Books
Book Review: You & Me by Padgett Powell
- You & Me
- Ecco, 208 pp.
The Southern Literary tradition of American novels has always been rich for the unique depiction of peculiarities associated with the South; geography, history, racial themes, the Civil War and, of course, language – that special melodic cadence and rhythm of conversation. The masters who have brought us the Southern tradition such as Falkner, Williams, Mitchell, Styron, Twain, Hurston, Brown, O’Connor have all done so in a way that helped the reader feel the south and how it differed from the rest of the country. They have usually done it by focusing on a unique southern feature and then exploiting it on the page. Padgett Powell, an exemplar of southern literature since his career began, has done so too.
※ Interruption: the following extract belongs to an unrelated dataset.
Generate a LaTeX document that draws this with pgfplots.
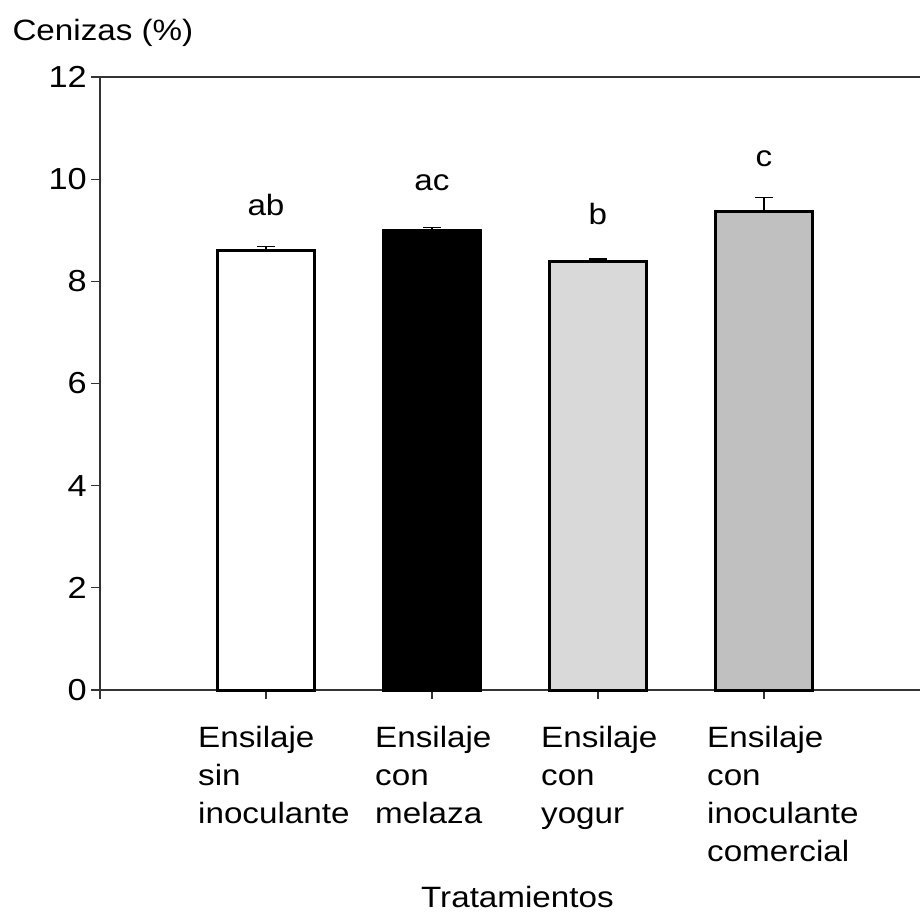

Padgett Powell’s most recent work, You & Me captures conversation brilliantly because it demonstrates the insightful, mundane and outrageously funny ways humans interact. The musings of two friends who are seemingly talking about nothing is a deeper look into people talking about something- in several cases quite meaningful. You might enjoy your own shot of bourbon to compliment the liquor these two “weirdly agreeable dudes” are drinking while “on a porch…talking a lot.” The book is a page turner, primarily because once you meet the never named southern characters you are hooked on the hilarious observations they share. And also because the chapters are quick. You feel as if you are right there on that hot, down-south porch, rocking back and forth on the wooden chair, watching people amble by, taking the conversation in every which way from there. The reason it is so realistic, is because Padgett Powell has a “pitch-perfect ear for the way Americans talk.” Realistic prose is hard to create, yet Padgett somehow captures, in his clean, tailored writing, the exact sounds of live conversation in real time. He also exquisitely captures the strange things people say and believe.
Padgett Powell has been ensconced in Gainesville, Florida as a teacher of creative writing for years. His body of work which includes novels and short stories alike has been heralded by many and has been featured in the finest of periodical publications including: The Paris Review, Oxford American and Grand Street. Since his debut novel, Edisto, in 1984, which was nominated for the National Book Award, Powell has produced a variety of additional works over the span of time since. A Woman Named Drown, Edisto Revisited, Typical, Aliens of Affection, Mrs. Hollingsworth’s Men, and The Interrogative Mood. Each was well received and specific to his skill in the southern tradition. On these journeys, Powell has taken us from South Carolina to Louisiana, to the rolling hills of Tennessee, and of course where we are in the moment with You & Me, an unnamed town in Florida where we can spend the day dithering about and pontificating from the open-aired structure at the front of a country house.
But this novel is distinct from where Powell has taken us previously, because of the atmosphere and culture that permeates meandering conversation that actually sounds just like people talk – when we talk about nothing in particular but have so much to say. But the conversation and respective talkers pack a punch; there’s wisdom in there someplace and that is what we find with our two old drunk guys who are sitting of the porch drinking their cares away – probably in need of wives. (Both had wives at one time, and both appear to be elderly based on the cultural references to Lily Tomlin and the Lindbergh baby. And the tell all giveaway on their age is the lack of total familiarity with “J. Lo” as in Jennifer Lopez). Nevertheless as the reader you are privy to private conversation between friends. And what could be better than lounging around with one of your friends riffing unabashedly on the common and banal things – with your friend actually listening. It’s a constant interchange. If you talk long enough, somewhere in there you are bound to say something worth repeating and something that may even be true or revelatory.
As the story begins, we are drinking. (fyi, we will keep drinking).
There’s about fourteen ounces of this left.
There’s a hair in it.
It’s okay.
If you said “lard–and-hair sandwich” to her, my mother would gag.
Was that a Depression food?
I think it was a joke, but I’m not sure.
I’ve heard of butter and sugar sandwiches. But that would hardly be a Depression meal.
I have no idea what the Depression was, or what the war was, or the wars after that, or before—I don’t know anything at all, you get right down to it.
So these codgers have something on is.
Yes they do. That is our cross to bear. Everyone knows shit but us.
Let’s make the best of it.
Fuck these codgers.
They come over here with that shit, tell ‘em to go eat a lard-and-hair sandwich.
I will.
. . .
And then later someone must see a yellow school bus because the conversation continues:
The driver of that school bus is prowling the streets looking for a stray child to molest. He has the perfect cover. Almost any child on earth will voluntarily enter that bus if the door opens and the monster sweetly proffers a ride.
What is your point?
. . .
The reader begins to understand. The point is, there really is no point. And our alcoholic- beverage fueled and at times really drunk sounding talk which is actually quite sobering and brilliant in places continues throughout. In our haze of intellect and exposition, we get to feel southern and breathe the south, at a down home pace.
You & Me is absolutely, positively the most fun you can have sitting down, drinking and reading.